The crypto price rally slowed over the last few days, with BTC trading in a narrow range during the weekend, but it could result in a buying opportunity with the Bitcoin ETF demand rising.
In the last two days, Bitcoin traded with relatively lower volatility. Its range was static between $63,000 and $66,000. Although the crypto price rally has slowed, a big dip hasn’t emerged yet. This could suggest that long-term crypto holders are still bullish and haven’t started booking profits. The CEO of crypto market intelligence firm CryptoQuant also noted a possible rise in Bitcoin ETF demand.
He said, “Demand may rebound if the $BTC price approaches critical support levels. New whales, mainly ETF buyers, have a $56K on-chain cost basis. Corrections typically entail a max drawdown of around 30% in bull markets, with a max pain of $51K.”
The slowing outflows from the spot Bitcoin ETFs could trigger the next crypto price rally. Data suggests that by March 22, outflows had significantly decreased in the ETFs. As a result, a price rally in the upcoming week cannot be ruled out.

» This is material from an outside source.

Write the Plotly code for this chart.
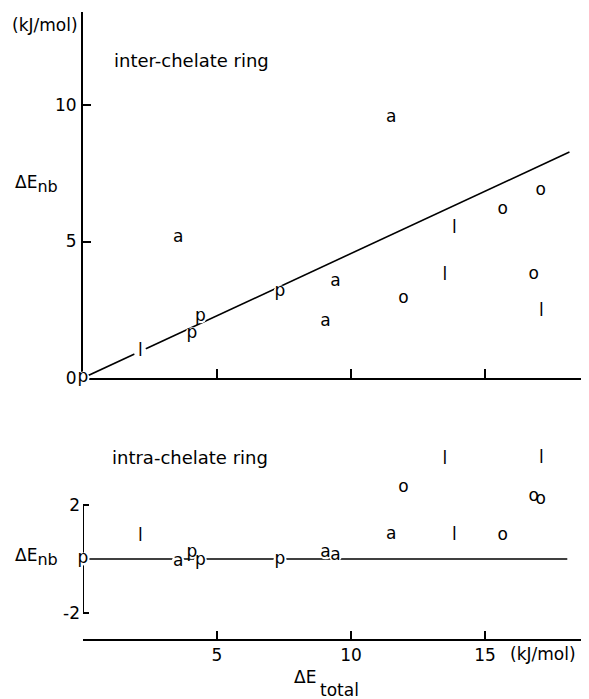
import plotly.graph_objects as go

# ---- data ----
labels = ["p", "l", "a", "p", "p", "p", "a", "a", "a", "o", "l", "l", "o", "o", "o", "l"]
e_total = [0, 2.14, 3.55, 4.06, 4.38, 7.35, 9.05, 9.42, 11.5, 11.96, 13.5, 13.86, 15.66, 16.82, 17.08, 17.1]
e_nb_inter = [0, 0.95, 5.13, 1.62, 2.24, 3.16, 2.06, 3.53, 9.52, 2.92, 3.74, 5.45, 6.15, 3.77, 6.85, 2.43]
e_nb_intra = [0, 0.83, -0.1, 0.24, -0.06, -0.02, 0.23, 0.12, 0.89, 2.65, 3.67, 0.85, 0.85, 2.31, 2.2, 3.73]

fit_x = [0, 18.15]
fit_y = [0, 8.28]
zero_x = [0, 18.07]
zero_y = [0, 0]
intra_axis_span = [-2, 2]

x_ticks = [5, 10, 15]
inter_y_ticks = [0, 5, 10]
intra_y_ticks = [-2, 2]
intra_y_ticktext = ["-2", "2"]

FONT = "DejaVu Sans"
FS = 17
BLACK = "black"

fig = go.Figure()

# top panel: regression line
fig.add_trace(go.Scatter(x=fit_x, y=fit_y, mode="lines",
                         line=dict(color=BLACK, width=1.6),
                         xaxis="x", yaxis="y", showlegend=False, hoverinfo="skip"))
# top panel: letter markers (white disc masks the line beneath)
fig.add_trace(go.Scatter(x=e_total, y=e_nb_inter, mode="markers+text", text=labels,
                         textposition="middle center",
                         textfont=dict(family=FONT, size=FS, color=BLACK),
                         marker=dict(color="white", size=13, line=dict(width=0)),
                         cliponaxis=False, xaxis="x", yaxis="y", showlegend=False))

# bottom panel: zero line
fig.add_trace(go.Scatter(x=zero_x, y=zero_y, mode="lines",
                         line=dict(color=BLACK, width=1.4),
                         xaxis="x2", yaxis="y2", showlegend=False, hoverinfo="skip"))
fig.add_trace(go.Scatter(x=e_total, y=e_nb_intra, mode="markers+text", text=labels,
                         textposition="middle center",
                         textfont=dict(family=FONT, size=FS, color=BLACK),
                         marker=dict(color="white", size=13, line=dict(width=0)),
                         cliponaxis=False, xaxis="x2", yaxis="y2", showlegend=False))

# short y-axis segment of the lower panel
fig.add_shape(type="line", xref="x2", yref="y2", x0=0, x1=0,
              y0=intra_axis_span[0], y1=intra_axis_span[1],
              line=dict(color=BLACK, width=2), layer="below")

XR = [0, 18.88]
axis_common = dict(showgrid=False, zeroline=False, linecolor=BLACK, linewidth=2,
                   tickcolor=BLACK, tickwidth=1.5, layer="below traces",
                   tickfont=dict(family=FONT, size=FS, color=BLACK))

# the page body adds an 8px offset, so the figure is 8px smaller than the window
fig.update_layout(
    width=581, height=691,
    margin=dict(l=75, r=0, t=4, b=60),
    paper_bgcolor="white", plot_bgcolor="white",
    font=dict(family=FONT, size=FS, color=BLACK),
    xaxis=dict(domain=[0, 1], range=XR, anchor="y", showline=True,
               ticks="inside", ticklen=9, tickvals=x_ticks, showticklabels=False,
               **axis_common),
    yaxis=dict(domain=[0.4163, 1], range=[0, 13.41], anchor="x", showline=True,
               ticks="inside", ticklen=8, tickvals=inter_y_ticks, ticklabelstandoff=1,
               **axis_common),
    xaxis2=dict(domain=[0, 1], range=XR, anchor="y2", showline=True,
                ticks="inside", ticklen=8, tickvals=x_ticks,
                **axis_common),
    yaxis2=dict(domain=[0, 0.3174], range=[-2.963, 4.407], anchor="x2", showline=False,
                ticks="inside", ticklen=6, tickvals=intra_y_ticks, ticktext=intra_y_ticktext,
                ticklabelstandoff=2,
                **axis_common),
)

ann = dict(showarrow=False, font=dict(family=FONT, size=FS, color=BLACK))
big = dict(showarrow=False, font=dict(family=FONT, size=18, color=BLACK))
sub_nb = "ΔE<sub><span style='font-size:16px'>nb</span></sub>"
fig.add_annotation(text="(kJ/mol)", xref="paper", yref="paper", x=-0.006, y=0.979,
                   xanchor="right", yanchor="middle", **ann)
fig.add_annotation(text=sub_nb, xref="paper", yref="paper", x=-0.138, y=0.725,
                   xanchor="left", yanchor="middle", **ann)
fig.add_annotation(text="inter-chelate ring", xref="paper", yref="paper", x=0.0573, y=0.9234,
                   xanchor="left", yanchor="middle", **big)
fig.add_annotation(text="intra-chelate ring", xref="paper", yref="paper", x=0.053, y=0.290,
                   xanchor="left", yanchor="middle", **big)
fig.add_annotation(text=sub_nb, xref="paper", yref="paper", x=-0.138, y=0.13,
                   xanchor="left", yanchor="middle", **ann)
fig.add_annotation(text="(kJ/mol)", xref="paper", yref="paper", x=0.909, y=-0.024,
                   xanchor="center", yanchor="middle", **ann)
fig.add_annotation(text="ΔE", xref="paper", yref="paper", x=0.4644, y=-0.0606,
                   xanchor="right", yanchor="middle", **ann)
fig.add_annotation(text="total", xref="paper", yref="paper", x=0.4644, y=-0.0813,
                   xanchor="left", yanchor="middle", **ann)

fig.write_html("out.html")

Other altcoins in the market also suffered minor losses recently, but have stayed broadly stable. SOL, BNB, and DOGE witnessed bullish outlooks as well. Meanwhile, ETH dipped below $3,500,and could attempt to reclaim it this week.
BTC/USD 1D price chart
Bitcoin is currently trading at around $64,200 on March 24, 2024, with BTC/USD lower by a margin of 0.1% in the last 24 hours. Bitcoin’s market cap was trading at around $ 1.26 trillion in the last 24 hours.
BTC/USD is trading lower than its 20-day EMA (65,556.17), as BTC’s 24-hour volume was at around $22 billion. The global crypto market cap decreased by around 0.50%, trading above $2.45 trillion. BTC’s year-to-date returns are at 51.50%.